Ao estudar o livro sagrado, ele constatou que a prosperidade vem, dentre outras coisas, basicamente por: honrar pai e mãe, sendo solicito nas necessidades destes; ser diligente no trabalho; ter um coração voltado aos filhos e família; e que quem despreza sua própria família se faz pior do que o infiel, mesmo sendo fiel no dízimo e aos homens.
Bolinha constatou que vive um engano. Constou também que dedicou anos de sua vida, sacrificou seu casamento e educação das filhas em nome de uma causa que, apesar de ter o nome de Deus envolvido, nada tem a ver com a verdadeira vontade de Deus.
Ele tomou um choque ao verificar que seu comportamento e pensamento fora conduzido a servir um grupo de pessoas e a desprezar aqueles que, pela vontade de Deus, deveriam ser sua verdadeira prioridade, ou seja, esposa e filhas.
Mas Bolinha tem muito medo de sair desse engano e ter a vida destruída, de perder emprego, de ficar doente, de acontecer algo com os filhos, de não saber fazer nada fora da “caixa” onde se acostumou a viver.
Vai levando a vida desse jeito, como serviçal e peça nessa pirâmide. Apesar de ter constatado tudo isso, é incapaz de tomar uma atitude em relação, fica totalmente inerte, com medo.
Então, o escape que ele encontrou para tentar aplacar essa frustração, a de olhar para trás e ver que a vida de sua família fora desfeita, de tentar se auto-anestesiar para não lidar com a realidade, foi sair postando nas redes sociais # hashtags # “sou feliz”, “minha vida mudou” e blá blá blá.
Tentando vender uma felicidade que lhe custa caro, e muito caro.

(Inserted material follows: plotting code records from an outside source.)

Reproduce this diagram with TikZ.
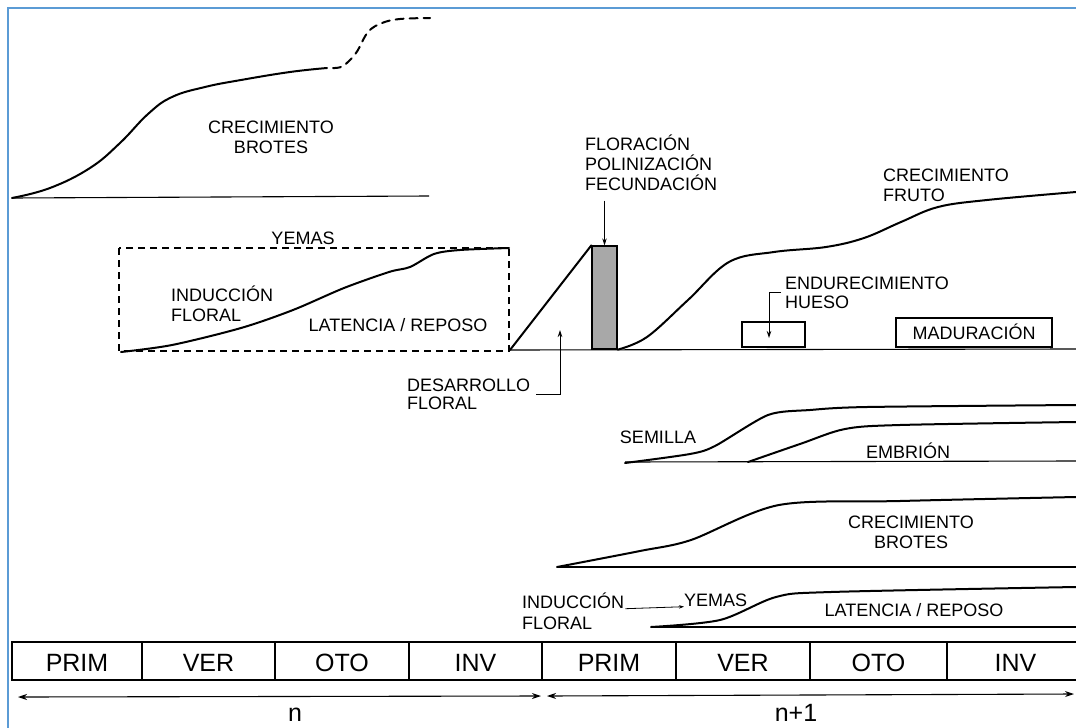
\documentclass[tikz,border=0pt]{standalone}
\usepackage{fontspec}
\setsansfont{Liberation Sans}
\usepackage{tikz}
\usetikzlibrary{arrows.meta}
\usetikzlibrary{positioning,calc}
\definecolor{frameblue}{RGB}{91,155,213}
\definecolor{bargrey}{RGB}{168,168,168}
\tikzset{
	every node/.style={font=\sffamily\fontsize{18}{20}\selectfont}
}
\tikzset{
	x=1pt,y=-1pt,>={Stealth[length=7pt,width=4.5pt]},
	lbl/.style={inner sep=0pt,text height=13pt,text depth=0pt},
	yrlbl/.style={inner sep=0pt,font=\sffamily\fontsize{25}{28}\selectfont},
	seasonlbl/.style={yrlbl,text height=18pt,text depth=0pt},
	curve/.style={line width=2pt,line cap=round,line join=round},
	axis/.style={line width=1.1pt},
	dashbox/.style={line width=1.3pt,dash pattern=on 7pt off 5pt},
	pointer/.style={->,line width=0.9pt},
	span/.style={<->,line width=1.1pt,>={Stealth[length=9pt,width=6pt]}}
}
\begin{document}
\begin{tikzpicture}
      \useasboundingbox (0,0) rectangle (1076,728);
      \draw[frameblue,line width=2pt] (7.8,728) -- (7.8,7.8) -- (1076,7.8);
      % year n: shoot growth
      \draw[axis] (12,198) -- (429,196);
      \draw[curve] plot[smooth,tension=.7] coordinates {(12,198) (50,188) (90,168) (120,143) (148,114) (172,97) (205,87) (241,80) (290,72) (327,68)};
      \draw[curve,dash pattern=on 8pt off 6pt] plot[smooth,tension=.6] coordinates {(333,68) (343,66) (356,53) (368,32) (382,23) (400,19) (430,18)};
      \node[lbl] (cb1) at (271,127) {CRECIMIENTO};
      \node[lbl] (cb2) [below = 7pt of cb1] {BROTES};
      % year n: buds
      \draw[dashbox] (119,248) rectangle (509,351);
      \draw[curve] plot[smooth,tension=.5] coordinates {(121,352) (172,345) (241,328) (293,310) (344,288) (389,272) (410,267) (434,254) (460,250) (509,248)};
      \node[lbl] (yem1) at (303,238) {YEMAS};
      \node[lbl,anchor=west] (ind1a) at (171,295) {INDUCCIÓN};
      \node[lbl,below = 7pt of ind1a.south west,anchor=north west] (ind1b) {FLORAL};
      \node[lbl] (lat1) at (398,325) {LATENCIA / REPOSO};
      % flowering and fruit
      \draw[axis] (509,350) -- (1076,349);
      \node[draw,line width=1.3pt,fill=bargrey,inner sep=0pt,minimum width=25pt,minimum height=103pt] (flora) at (604.5,297.5) {};
      \draw[curve] (510,350) -- (flora.north west);
      \draw[curve] plot[smooth,tension=.6] coordinates {(flora.south east) (647,337) (688,300) (729,262) (774,252) (826,247) (864,238) (901,222) (938,207) (987,200) (1076,192)};
      \node[lbl,anchor=west] (flor1) at (585,144) {FLORACIÓN};
      \node[lbl,below = 6.5pt of flor1.south west,anchor=north west] (flor2) {POLINIZACIÓN};
      \node[lbl,below = 6.5pt of flor2.south west,anchor=north west] (flor3) {FECUNDACIÓN};
      \draw[pointer,shorten <=10pt] (flor3.south -| flora.north) -- (flora.north);
      \node[lbl,anchor=west] (desa1) at (407,385) {DESARROLLO};
      \node[lbl,below = 5pt of desa1.south west,anchor=north west] (desa2) {FLORAL};
      \coordinate (desatip) at (560,330);
      \draw[pointer] ([xshift=6pt,yshift=-3pt]desa1.south east) -| (desatip);
      \node[lbl,anchor=west] (fru1) at (883,175) {CRECIMIENTO};
      \node[lbl,below = 7pt of fru1.south west,anchor=north west] (fru2) {FRUTO};
      \node[draw,line width=1.3pt,minimum width=63pt,minimum height=25pt] (endbox) at (773.5,334.5) {};
      \node[lbl,anchor=west] (endu1) at (785,283) {ENDURECIMIENTO};
      \node[lbl,below = 6pt of endu1.south west,anchor=north west] (endu2) {HUESO};
      \coordinate (endtip) at (769,338);
      \draw[pointer] ([xshift=-4pt,yshift=-3pt]endu1.south west) -| (endtip);
      \node[lbl,draw,line width=1.3pt,minimum width=156pt,minimum height=29pt] (mad) at (974,332.5) {MADURACIÓN};
      % seed and embryo
      \draw[axis] (625,462) -- (1076,461);
      \draw[curve] plot[smooth,tension=.45] coordinates {(625,463) (690,454) (715,446) (768,415) (810,410) (867,407) (1076,405)};
      \draw[curve] plot[smooth,tension=.5] coordinates {(748,462) (800,444) (845,429) (900,425) (1076,422)};
      \node[lbl] (sem) at (658,437) {SEMILLA};
      \node[lbl] (emb) at (908,452) {EMBRIÓN};
      % year n+1: shoot growth
      \draw[axis] (557,567) -- (1076,567);
      \draw[curve] plot[smooth,tension=.5] coordinates {(557,567) (640,551) (691,540) (779,505) (900,501) (1076,497)};
      \node[lbl] (cb3) at (911,522) {CRECIMIENTO};
      \node[lbl] (cb4) [below = 7pt of cb3] {BROTES};
      % year n+1: buds
      \draw[axis] (651,627) -- (1076,627);
      \draw[curve] plot[smooth,tension=.5] coordinates {(651,627) (720,620) (776,597) (831,592) (1076,587)};
      \node[lbl,anchor=west] (ind2a) at (522,602) {INDUCCIÓN};
      \node[lbl,below = 8pt of ind2a.south west,anchor=north west] (ind2b) {FLORAL};
      \node[lbl,anchor=west] (yem2) at (684,600) {YEMAS};
      \draw[pointer,line width=0.8pt,>={Stealth[length=5pt,width=3.5pt]}] ([xshift=1pt]ind2a.south east) -- (yem2.south west);
      \node[lbl] (lat2) at (914,610) {LATENCIA / REPOSO};
      % seasons
      \foreach \a/\b/\s [count=\i] in {12/142/PRIM,142/275/VER,275/409/OTO,409/542/INV,542/676/PRIM,676/810/VER,810/947/OTO,947/1084/INV}{
        \draw[line width=1.6pt] (\a,642) rectangle (\b,680);
        \node[seasonlbl] (s\i) at ({(\a+\b)/2},662) {\s};
      }
      \coordinate (nL) at (18,697);
      \coordinate (nR) at (541,696);
      \coordinate (mL) at (547,696);
      \coordinate (mR) at (1074,694);
      \draw[span] (nL) -- (nR);
      \draw[span] (mL) -- (mR);
      \node[yrlbl,anchor=base] (nlab) at (295,721) {n};
      \node[yrlbl,anchor=base] (mlab) at (796,721) {n+1};
    \end{tikzpicture}
\end{document}
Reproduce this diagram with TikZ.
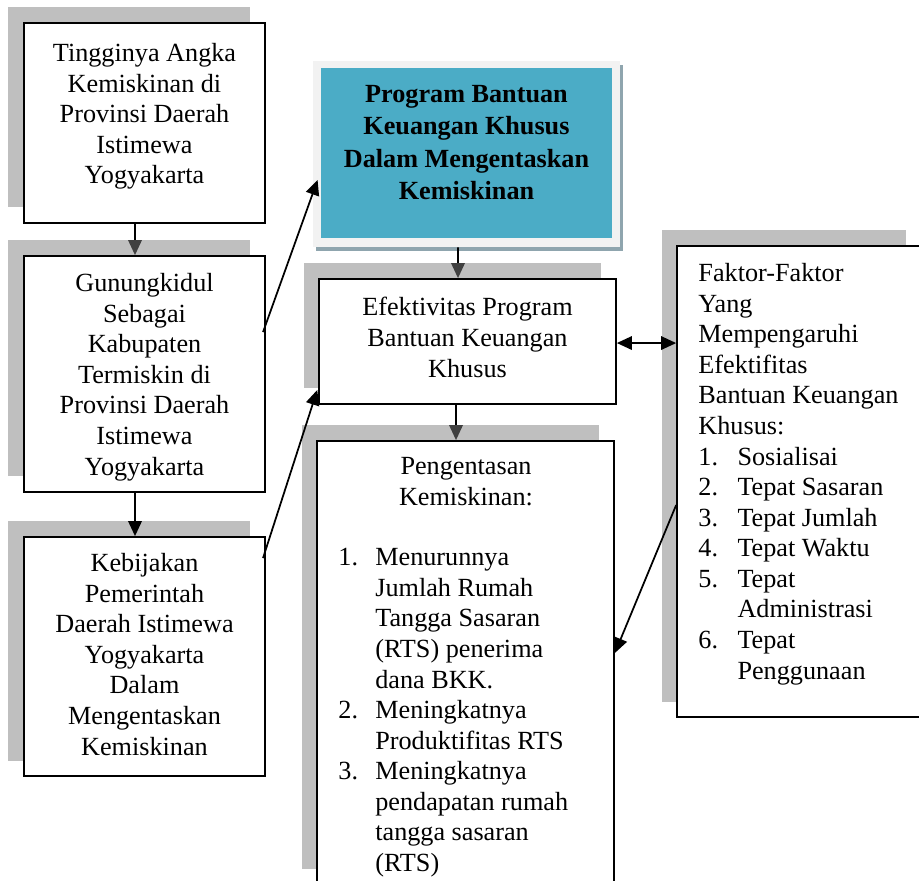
\documentclass[tikz,border=0pt]{standalone}
\usepackage{fontspec}
\setmainfont{Liberation Serif}
\usetikzlibrary{arrows.meta,shadows,fit,calc}
\definecolor{shadowgray}{RGB}{191,191,191}
\definecolor{bluefill}{RGB}{75,172,198}
\definecolor{framegray}{RGB}{242,242,242}
\definecolor{blueshadow}{RGB}{143,165,174}
\definecolor{headgray}{RGB}{64,64,64}
\newcommand\pitm[1]{\makebox[16.9pt][l]{#1}}
\newcommand\fitm[1]{\makebox[17.9pt][l]{#1}}
\begin{document}
\begin{tikzpicture}[x=0.458pt,y=-0.458pt,
  box/.style={draw=black, line width=0.8pt, fill=white, inner sep=0pt,
    general shadow={fill=shadowgray, shadow xshift=-7.1pt, shadow yshift=7.1pt}},
  txt/.style={inner sep=0pt, font=\fontsize{12}{14}\selectfont},
  ctxt/.style={txt, anchor=north, align=center},
  ltxt/.style={txt, anchor=north west, align=left},
  arr/.style={line width=0.8pt, -{Triangle[length=6.9pt,width=6.2pt]}},
  garr/.style={line width=0.8pt, -{Triangle[length=6.9pt,width=6.2pt,color=headgray]}},
  darr/.style={line width=0.8pt, {Triangle[length=6.9pt,width=6.2pt]}-{Triangle[length=6.9pt,width=6.2pt]}}
]
\useasboundingbox (0,0) rectangle (919,881);
\clip (0,0) rectangle (919,881);

% boxes
\node[box, fit={(24,23) (265,223)}] (b1) {};
\node[box, fit={(24,256) (265,492)}] (b2) {};
\node[box, fit={(24,537) (265,776)}] (b3) {};
\node[box, fit={(319,279) (616,404)}] (efek) {};
\node[box, fit={(317,441) (614,884)}] (peng) {};
\node[box, fit={(677,246) (921,717)}] (faktor) {};

% blue box
\node[fill=framegray, inner sep=0pt, fit={(313,61) (620,247)},
  general shadow={fill=blueshadow, shadow xshift=1.5pt, shadow yshift=-1.8pt}] (bluebox) {};
\node[fill=bluefill, inner sep=0pt, fit={(321,68) (612,238)}] (blueinner) {};

% texts
\node[ctxt] (b1t) at (144.5,43) {Tingginya Angka\\Kemiskinan di\\Provinsi Daerah\\Istimewa\\Yogyakarta};
\node[ctxt] (b2t) at (144.5,273) {Gunungkidul\\Sebagai\\Kabupaten\\Termiskin di\\Provinsi Daerah\\Istimewa\\Yogyakarta};
\node[ctxt] (b3t) at (144.5,553) {Kebijakan\\Pemerintah\\Daerah Istimewa\\Yogyakarta\\Dalam\\Mengentaskan\\Kemiskinan};
\node[inner sep=0pt, anchor=north, align=center, font=\fontsize{12}{14.8}\selectfont\bfseries] (bluet) at (466.5,85)
  {Program Bantuan\\Keuangan Khusus\\Dalam Mengentaskan\\Kemiskinan};
\node[ctxt] (efekt) at (467.5,297) {Efektivitas Program\\Bantuan Keuangan\\Khusus};
\node[ctxt] (pengh) at (466,457) {Pengentasan\\Kemiskinan:};
\node[ltxt] (pengl) at (338,548) {\pitm{1.}Menurunnya\\\pitm{}Jumlah Rumah\\\pitm{}Tangga Sasaran\\\pitm{}(RTS) penerima\\\pitm{}dana BKK.\\\pitm{2.}Meningkatnya\\\pitm{}Produktifitas RTS\\\pitm{3.}Meningkatnya\\\pitm{}pendapatan rumah\\\pitm{}tangga sasaran\\\pitm{}(RTS)};
\node[ltxt] (faktort) at (698,263) {Faktor-Faktor\\Yang\\Mempengaruhi\\Efektifitas\\Bantuan Keuangan\\Khusus:\\\fitm{1.}Sosialisai\\\fitm{2.}Tepat Sasaran\\\fitm{3.}Tepat Jumlah\\\fitm{4.}Tepat Waktu\\\fitm{5.}Tepat\\\fitm{}Administrasi\\\fitm{6.}Tepat\\\fitm{}Penggunaan};

% connectors
\draw[garr] ([xshift=-4.35pt]b1.south) -- ([xshift=-4.35pt]b2.north);
\draw[arr] ([xshift=-4.35pt]b2.south) -- ([xshift=-4.35pt]b3.north);
\draw[arr] ([xshift=-1.3pt,yshift=19.2pt]b2.east) -- ([xshift=2.3pt,yshift=-11.9pt]bluebox.west);
\draw[arr] ([xshift=-1.3pt,yshift=45.1pt]b3.east) -- ([xshift=-0.4pt,yshift=-22.2pt]efek.west);
\draw[garr] ([xshift=-3.9pt]bluebox.south) -- ([xshift=-4.35pt]efek.north);
\draw[garr] ([xshift=-5.27pt]efek.south) -- ([xshift=-4.35pt]peng.north);
\draw[darr] ([yshift=-0.7pt]efek.east) -- ([yshift=63.4pt]faktor.west);
\draw[arr] ([yshift=-10.8pt]faktor.west) -- ([yshift=4.35pt]peng.east);
\end{tikzpicture}
\end{document}
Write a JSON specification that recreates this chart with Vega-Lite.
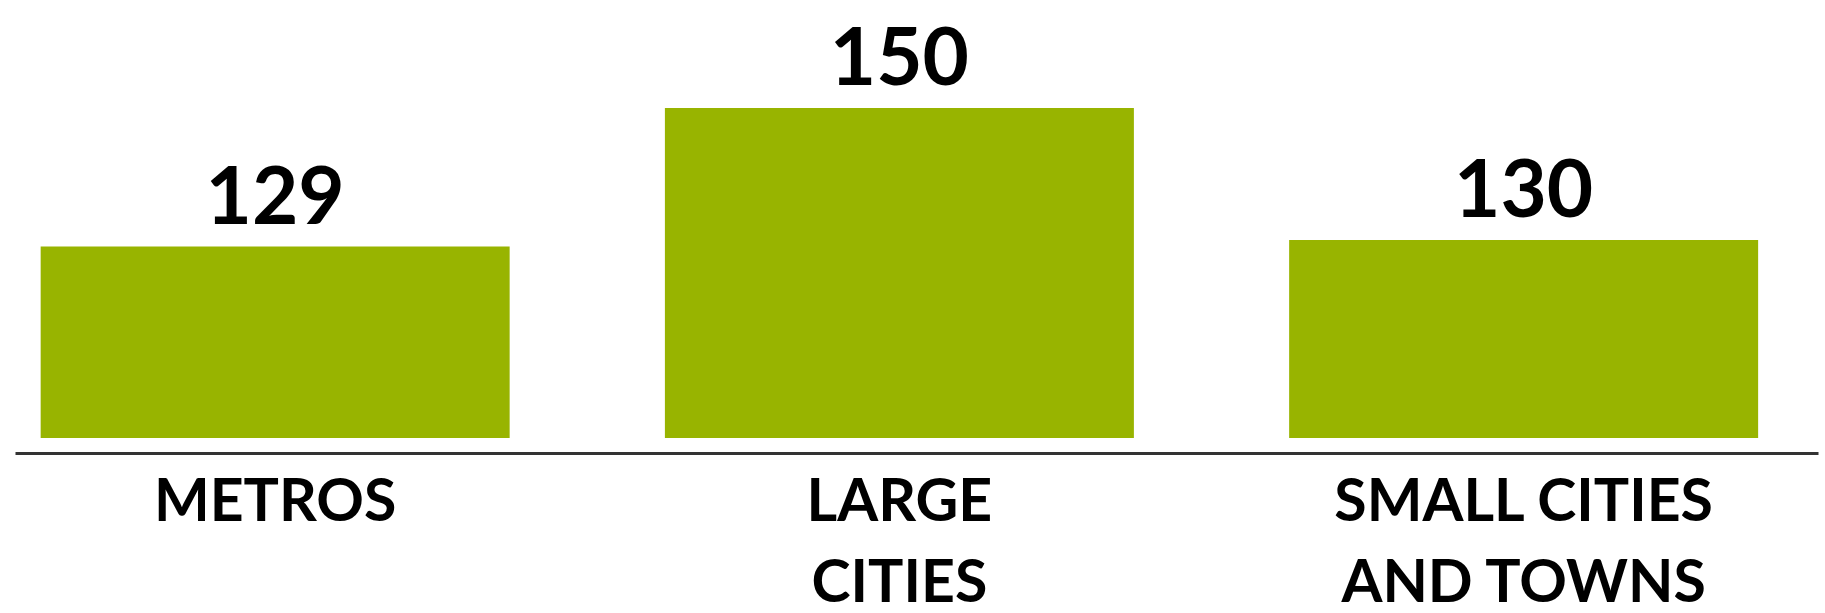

Bolinha me faz entender a letra da música ‘Admirável Gado Novo’, do compositor brasileiro Zé Ramalho, que diz assim:
“Vocês que fazem parte dessa massa
Que passa nos projetos do futuro
É duro tanto ter que caminhar
E dar muito mais do que receber
E ter que demonstrar sua coragem
À margem do que possa parecer
E ver que toda essa engrenagem
Já sente a ferrugem lhe comer
Êh, ô, ô, vida de gado
Povo marcado
Êh, povo feliz!”
É… Bolinha vive uma vida de gado, marcado e “feliz”.